Solution 2 — RNA interference (RNAi)

Beeologics, a subsidiary of Monsanto, is developing a medication that contains bits of genetic material that targets part of the Varroa mite genetic code. The system affects RNA, a DNA precursor, and should be ready in five to seven years.

In the Beeologics version, bees would be fed sugar water containing RNAi, which disables mite RNA. In theory the doctored sugar water should not affect the bee. But when mites drink the bees’ hemolymph, the mites will also take in RNAi — and it should affect them. It’s as if you could kill vampires by eating pizza with garlic sauce.

Solution 3 — Breed better bees

Mann starts his piece with the story of the great bee die-off of 1915, which was probably caused by a virus. In response, an English monk bred a super bee: gentle, hardworking, and tough. Now, scientists at the U.S. Department of Agriculture’s research center in Baton Rouge, La., are trying to breed mite-resistant bees, breeding strains that kill Varroa-infected larvae or pick off the mites:

By running their middle legs over their bodies, honeybees tidy themselves and each other. If bees groom before mites attach themselves, they can dislodge the pests. An obvious goal is a hygienic bee that grooms intensively. But breeders fear they will produce bees that primp constantly, like vain adolescents. And always there is the worry that breeding for one trait will compromise others — that hygienic bees, for instance, will be aggressive or make little honey.

Solution 4 — Genetically engineered bees

Traditional breeding is slow and painstaking, but until recently it was nearly impossible to genetically engineer bees. Now scientists have a workable technique. But:

It will take years of work before the method can be used to develop a better bee. And releasing genetically modified bees is bound to be controversial.

Solution 5 — Stop worrying about mites

Varroa mites, well, they suck. But bees can survive them, and given enough time, perhaps they would even evolve resistance to the parasites. We could take this opportunity to work on systemic solutions instead: reduce the pesticides that affect bees, increase the habitat for wild pollinators, and diversify farms so that there are always flowers available.

That’s a far cry from what we’ve got now:

Bees need to forage for food much of the year, but fields devoted to single crops typically have flowers for just a few weeks, while weeds that could tide bees over are killed by herbicides. So few bees now exist that farmers must rent hives from huge commercial outfits that transport them from crop to crop in 18-wheelers.
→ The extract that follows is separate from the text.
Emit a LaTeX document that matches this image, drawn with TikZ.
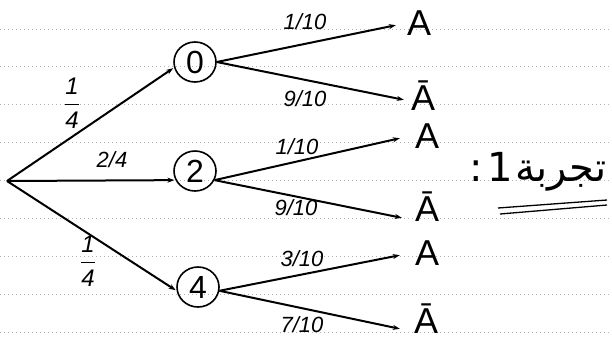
\documentclass[tikz,border=0pt]{standalone}
\usepackage{fontspec}
\usepackage{amsmath}
\setmainfont{Liberation Sans}
\newfontfamily\arabicfont[Script=Arabic]{DejaVu Sans}
\TeXXeTstate=1
\usetikzlibrary{arrows.meta,shapes.geometric,calc}
\begin{document}
\begin{tikzpicture}[x=1pt,y=-1pt,
  ink/.style={line width=2pt,black},
  branch/.style={ink,-{Stealth[length=7pt,width=5pt]},shorten >=1pt},
  ruled/.style={gray!60,line width=0.9pt,dash pattern=on 1.2pt off 2.8pt},
  circ/.style={draw,ink,line width=1.6pt,ellipse,inner sep=0pt,minimum width=42pt,minimum height=40pt,font=\fontsize{32}{34}\selectfont},
  evt/.style={font=\fontsize{36}{38}\selectfont,inner sep=0pt,anchor=base},
  prob/.style={font=\itshape\fontsize{22}{24}\selectfont,inner sep=0pt},
  fracl/.style={font=\itshape\fontsize{24}{26}\selectfont,inner sep=0pt}]
\fill[white] (0,0) rectangle (612,341);
\useasboundingbox (0,0) rectangle (612,341);
% ruled lines
\foreach \yy in {29,66.5,104,142,180,218,256,294,332}
  \draw[ruled] (0,\yy) -- (612,\yy);
% tree nodes
\coordinate (r) at (7,181);
\node[circ] (n0) at (195,62) {0};
\node[circ] (n2) at (195,171) {2};
\node[circ] (n4) at (198,287) {4};
% outcomes
\node[evt] (a1) at (419,35) {A};
\node[evt] (b1) at (423,110) {Ā};
\node[evt] (a2) at (427,148) {A};
\node[evt] (b2) at (427,221) {Ā};
\node[evt] (a3) at (427,265) {A};
\node[evt] (b3) at (426,333) {Ā};
% first level
\draw[branch] (r) -- (n0.195);
\draw[branch] (r) -- (n2.205);
\draw[branch] (r) -- (n4.190);
\node[fracl] (p0) at (72,103) {$\dfrac{\textit{1}}{\textit{4}}$};
\node[prob] (p2) at (112,160) {2/4};
\node[fracl] (p4) at (88,261) {$\dfrac{\textit{1}}{\textit{4}}$};
% second level
\draw[branch] (n0.east) -- ($(a1.base west)+(-10,-10)$);
\draw[branch] (n0.east) -- ($(b1.base west)+(-6,-10)$);
\draw[branch] (n2.-25) -- ($(a2.base west)+(-14,-10)$);
\draw[branch] (n2.-25) -- ($(b2.base west)+(-12,-3)$);
\draw[branch] (n4.-10) -- ($(a3.base west)+(-14,-10)$);
\draw[branch] (n4.-10) -- ($(b3.base west)+(-13,-4)$);
\node[prob] (q1) at (305,22) {1/10};
\node[prob] (q2) at (305,99) {9/10};
\node[prob] (q3) at (297,147) {1/10};
\node[prob] (q4) at (296,208) {9/10};
\node[prob] (q5) at (302,259) {3/10};
\node[prob] (q6) at (302,325) {7/10};
% title
\node[font=\arabicfont\fontsize{40}{42}\selectfont,inner sep=0pt] (t) at (538,172) {\beginR تجربة\kern2pt 1\kern5pt :\endR};
\draw[line width=1.3pt] (498,208) -- (607,200);
\draw[line width=1.3pt] (500,214) -- (607,205);
\end{tikzpicture}
\end{document}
The peak or nadir occurs every February and March, when about 1.6 million hives from all over converge on California’s Central Valley to pollinate almonds. In a few frenzied weeks, the hordes help produce about 80 percent of the world’s almond supply.

Mann’s piece is wonderfully written — I suggest reading it in full. The systemic solutions make the most sense for protecting various pollinating species, but so far they haven’t made economic sense to many farmers. The decline in bees has hit almond farmers, for instance, in the pocketbook; but it hasn’t hit them so hard that they are breaking up their groves or planting flowers beneath the orchards.

Eventually, economics or regulation may lead farmers to put bees before productivity. But in the meantime, they’ll be happy for any solution that works.